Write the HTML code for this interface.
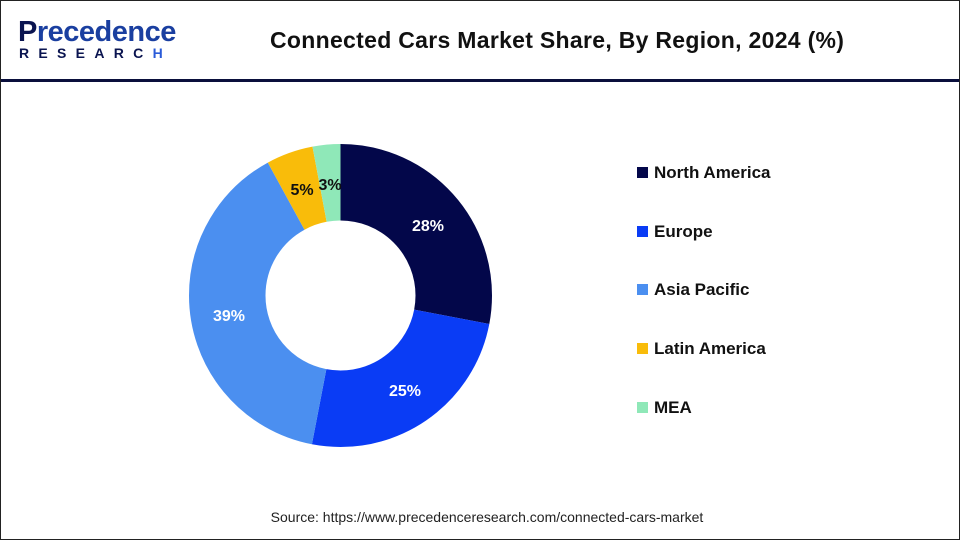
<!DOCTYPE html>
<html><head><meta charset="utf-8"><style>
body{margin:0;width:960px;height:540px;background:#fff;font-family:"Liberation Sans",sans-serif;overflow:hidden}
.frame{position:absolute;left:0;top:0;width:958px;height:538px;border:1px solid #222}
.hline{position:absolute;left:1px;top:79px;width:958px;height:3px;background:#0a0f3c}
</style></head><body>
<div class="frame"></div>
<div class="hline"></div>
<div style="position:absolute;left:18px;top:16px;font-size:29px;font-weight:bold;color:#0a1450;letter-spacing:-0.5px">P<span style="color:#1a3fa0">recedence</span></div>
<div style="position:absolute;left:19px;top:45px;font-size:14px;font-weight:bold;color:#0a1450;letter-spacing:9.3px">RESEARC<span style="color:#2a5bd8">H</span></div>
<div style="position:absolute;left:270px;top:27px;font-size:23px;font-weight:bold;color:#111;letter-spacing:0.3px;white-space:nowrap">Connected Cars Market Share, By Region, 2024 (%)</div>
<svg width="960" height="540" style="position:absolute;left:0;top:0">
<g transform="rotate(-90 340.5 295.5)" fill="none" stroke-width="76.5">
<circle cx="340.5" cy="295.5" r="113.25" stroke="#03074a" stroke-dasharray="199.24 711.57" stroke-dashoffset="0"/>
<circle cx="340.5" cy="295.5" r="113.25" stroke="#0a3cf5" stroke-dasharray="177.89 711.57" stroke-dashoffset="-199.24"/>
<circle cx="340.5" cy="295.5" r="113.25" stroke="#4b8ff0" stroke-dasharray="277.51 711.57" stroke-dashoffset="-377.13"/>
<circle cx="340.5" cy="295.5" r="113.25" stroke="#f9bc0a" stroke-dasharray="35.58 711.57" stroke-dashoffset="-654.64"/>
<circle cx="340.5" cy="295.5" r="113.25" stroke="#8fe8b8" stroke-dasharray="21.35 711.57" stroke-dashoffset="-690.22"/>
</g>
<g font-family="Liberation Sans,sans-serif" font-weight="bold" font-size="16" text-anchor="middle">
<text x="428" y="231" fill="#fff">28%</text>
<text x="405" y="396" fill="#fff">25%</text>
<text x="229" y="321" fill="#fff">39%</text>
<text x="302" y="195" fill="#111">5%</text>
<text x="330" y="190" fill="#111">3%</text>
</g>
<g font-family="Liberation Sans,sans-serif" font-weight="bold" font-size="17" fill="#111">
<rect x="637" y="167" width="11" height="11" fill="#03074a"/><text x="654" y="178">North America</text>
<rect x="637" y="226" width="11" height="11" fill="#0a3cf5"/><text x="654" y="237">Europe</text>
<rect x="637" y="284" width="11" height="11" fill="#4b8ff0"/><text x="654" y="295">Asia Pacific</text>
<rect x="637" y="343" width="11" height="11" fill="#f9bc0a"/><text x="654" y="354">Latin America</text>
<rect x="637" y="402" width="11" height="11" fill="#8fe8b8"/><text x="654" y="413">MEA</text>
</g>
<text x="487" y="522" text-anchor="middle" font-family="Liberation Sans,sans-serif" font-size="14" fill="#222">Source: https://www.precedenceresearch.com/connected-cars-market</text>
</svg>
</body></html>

########################################

> [Task instructions]: Leave out the pictures and print every line of the data exactly.

> [Finished answer]:
Write the HTML code for this interface.
<!DOCTYPE html>
<html><head><meta charset="utf-8"><style>
body{margin:0;width:960px;height:540px;background:#fff;font-family:"Liberation Sans",sans-serif;overflow:hidden}
.frame{position:absolute;left:0;top:0;width:958px;height:538px;border:1px solid #222}
.hline{position:absolute;left:1px;top:79px;width:958px;height:3px;background:#0a0f3c}
</style></head><body>
<div class="frame"></div>
<div class="hline"></div>
<div style="position:absolute;left:18px;top:16px;font-size:29px;font-weight:bold;color:#0a1450;letter-spacing:-0.5px">P<span style="color:#1a3fa0">recedence</span></div>
<div style="position:absolute;left:19px;top:45px;font-size:14px;font-weight:bold;color:#0a1450;letter-spacing:9.3px">RESEARC<span style="color:#2a5bd8">H</span></div>
<div style="position:absolute;left:270px;top:27px;font-size:23px;font-weight:bold;color:#111;letter-spacing:0.3px;white-space:nowrap">Connected Cars Market Share, By Region, 2024 (%)</div>
<svg width="960" height="540" style="position:absolute;left:0;top:0">
<g transform="rotate(-90 340.5 295.5)" fill="none" stroke-width="76.5">
<circle cx="340.5" cy="295.5" r="113.25" stroke="#03074a" stroke-dasharray="199.24 711.57" stroke-dashoffset="0"/>
<circle cx="340.5" cy="295.5" r="113.25" stroke="#0a3cf5" stroke-dasharray="177.89 711.57" stroke-dashoffset="-199.24"/>
<circle cx="340.5" cy="295.5" r="113.25" stroke="#4b8ff0" stroke-dasharray="277.51 711.57" stroke-dashoffset="-377.13"/>
<circle cx="340.5" cy="295.5" r="113.25" stroke="#f9bc0a" stroke-dasharray="35.58 711.57" stroke-dashoffset="-654.64"/>
<circle cx="340.5" cy="295.5" r="113.25" stroke="#8fe8b8" stroke-dasharray="21.35 711.57" stroke-dashoffset="-690.22"/>
</g>
<g font-family="Liberation Sans,sans-serif" font-weight="bold" font-size="16" text-anchor="middle">
<text x="428" y="231" fill="#fff">28%</text>
<text x="405" y="396" fill="#fff">25%</text>
<text x="229" y="321" fill="#fff">39%</text>
<text x="302" y="195" fill="#111">5%</text>
<text x="330" y="190" fill="#111">3%</text>
</g>
<g font-family="Liberation Sans,sans-serif" font-weight="bold" font-size="17" fill="#111">
<rect x="637" y="167" width="11" height="11" fill="#03074a"/><text x="654" y="178">North America</text>
<rect x="637" y="226" width="11" height="11" fill="#0a3cf5"/><text x="654" y="237">Europe</text>
<rect x="637" y="284" width="11" height="11" fill="#4b8ff0"/><text x="654" y="295">Asia Pacific</text>
<rect x="637" y="343" width="11" height="11" fill="#f9bc0a"/><text x="654" y="354">Latin America</text>
<rect x="637" y="402" width="11" height="11" fill="#8fe8b8"/><text x="654" y="413">MEA</text>
</g>
<text x="487" y="522" text-anchor="middle" font-family="Liberation Sans,sans-serif" font-size="14" fill="#222">Source: https://www.precedenceresearch.com/connected-cars-market</text>
</svg>
</body></html>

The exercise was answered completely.